Vegetation structural change since 1981 significantly enhanced the terrestrial carbon sink

• Published in: Nature communications Vol. 10; no. 1; pp. 4259 - 7
• Main Authors: Chen, Jing M., Ju, Weimin, Ciais, Philippe, Viovy, Nicolas, Liu, Ronggao, Liu, Yang, Lu, Xuehe
• Format: Journal Article
• Language: English
• Published: London Nature Publishing Group UK 18.09.2019; Nature Publishing Group; Nature Portfolio
• Subjects: 704/106; 704/47; Carbon; Carbon cycle; Carbon dioxide; Carbon sinks; Climate change; Computer simulation; Diagnostic systems; Ecology, environment; Ecosystem models; Ecosystems; Environment models; Environmental Sciences; Fertilization; Global Changes; Humanities and Social Sciences; Leaf area; Leaf area index; Life Sciences; multidisciplinary; Satellite observation; Science; Science (multidisciplinary); Vegetation
• ISSN: 2041-1723; 2041-1723
• DOI: 10.1038/s41467-019-12257-8

Satellite observations show that leaf area index (LAI) has increased globally since 1981, but the impact of this vegetation structural change on the global terrestrial carbon cycle has not been systematically evaluated.
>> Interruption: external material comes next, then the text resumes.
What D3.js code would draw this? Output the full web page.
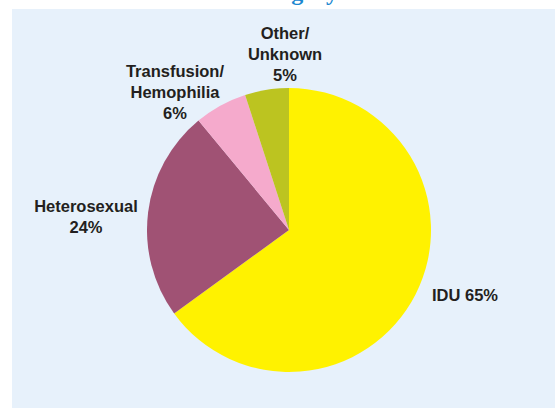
<!DOCTYPE html>
<html>
<head>
<meta charset="utf-8">
<script src="https://cdn.jsdelivr.net/npm/d3@7"></script>
<style>
  html, body { margin: 0; padding: 0; background: #fff; }
  svg { display: block; }
</style>
</head>
<body>
<div id="chart"></div>
<script>
const width = 555, height = 408;

// exposure categories, share of cases (%)
const categories = ["IDU", "Heterosexual", "Transfusion/Hemophilia", "Other/Unknown"];
const values = [65, 24, 6, 5];
const labelLines = [
    ["IDU 65%"],
    ["Heterosexual", "24%"],
    ["Transfusion/", "Hemophilia", "6%"],
    ["Other/", "Unknown", "5%"]
];
const colors = ["#FFF200", "#A05274", "#F5AACC", "#BCC420"];

// where each label block sits (x, first baseline)
const labelAt = [
    {x: 432, y: 301, anchor: "start"},
    {x: 86, y: 212, anchor: "middle"},
    {x: 175, y: 77, anchor: "middle"},
    {x: 285, y: 39, anchor: "middle"}
];

const cx = 289, cy = 230, radius = 142;

const svg = d3.select("#chart").append("svg")
    .attr("width", width)
    .attr("height", height);

// panel
svg.append("rect")
    .attr("x", 12).attr("y", 9)
    .attr("width", width - 12).attr("height", height - 9)
    .attr("fill", "#E7F1FB");

// title, cut off above the panel (only descenders show)
svg.append("text")
    .attr("x", 338).attr("y", 0)
    .attr("text-anchor", "end")
    .attr("font-family", "Liberation Serif, serif")
    .attr("font-weight", "bold")
    .attr("font-size", 24)
    .attr("fill", "#1B87D0")
    .text("Transmission Category");

const color = d3.scaleOrdinal().domain(categories).range(colors);

const pie = d3.pie().sort(null).value(d => d.value);
const arc = d3.arc().innerRadius(0).outerRadius(radius);

const data = categories.map((c, i) => ({name: c, value: values[i], i: i}));

const g = svg.append("g").attr("transform", `translate(${cx},${cy})`);

g.selectAll("path")
    .data(pie(data))
    .enter()
    .append("path")
    .attr("d", arc)
    .attr("fill", d => color(d.data.name));

const labels = svg.append("g")
    .attr("font-family", "Liberation Sans, Arial, sans-serif")
    .attr("font-weight", "bold")
    .attr("font-size", 16.5)
    .attr("fill", "#231F20");

labels.selectAll("text")
    .data(data)
    .enter()
    .append("text")
    .attr("text-anchor", d => labelAt[d.i].anchor)
    .each(function (d) {
        const t = d3.select(this);
        labelLines[d.i].forEach((line, k) => {
            t.append("tspan")
                .attr("x", labelAt[d.i].x)
                .attr("y", labelAt[d.i].y + k * 21)
                .text(line);
        });
    });
</script>
</body>
</html>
Through process-based diagnostic ecosystem modeling, we find that the increase in LAI alone was responsible for 12.4% of the accumulated terrestrial carbon sink (95 ± 5 Pg C) from 1981 to 2016, whereas other drivers of CO 2 fertilization, nitrogen deposition, and climate change (temperature, radiation, and precipitation) contributed to 47.0%, 1.1%, and −28.6% of the sink, respectively. The legacy effects of past changes in these drivers prior to 1981 are responsible for the remaining 65.5% of the accumulated sink from 1981 to 2016. These results refine the attribution of the land sink to the various drivers and would help constrain prognostic models that often have large uncertainties in simulating changes in vegetation and their impacts on the global carbon cycle. There lacks systematic analysis on the importance of vegetation structural change in the global terrestrial carbon cycle. Here the authors conducted a multi-model comparison analysis and find that the increase in leaf area index has been responsible for 12.4% of the accumulated terrestrial carbon sink from 1981 to 2016.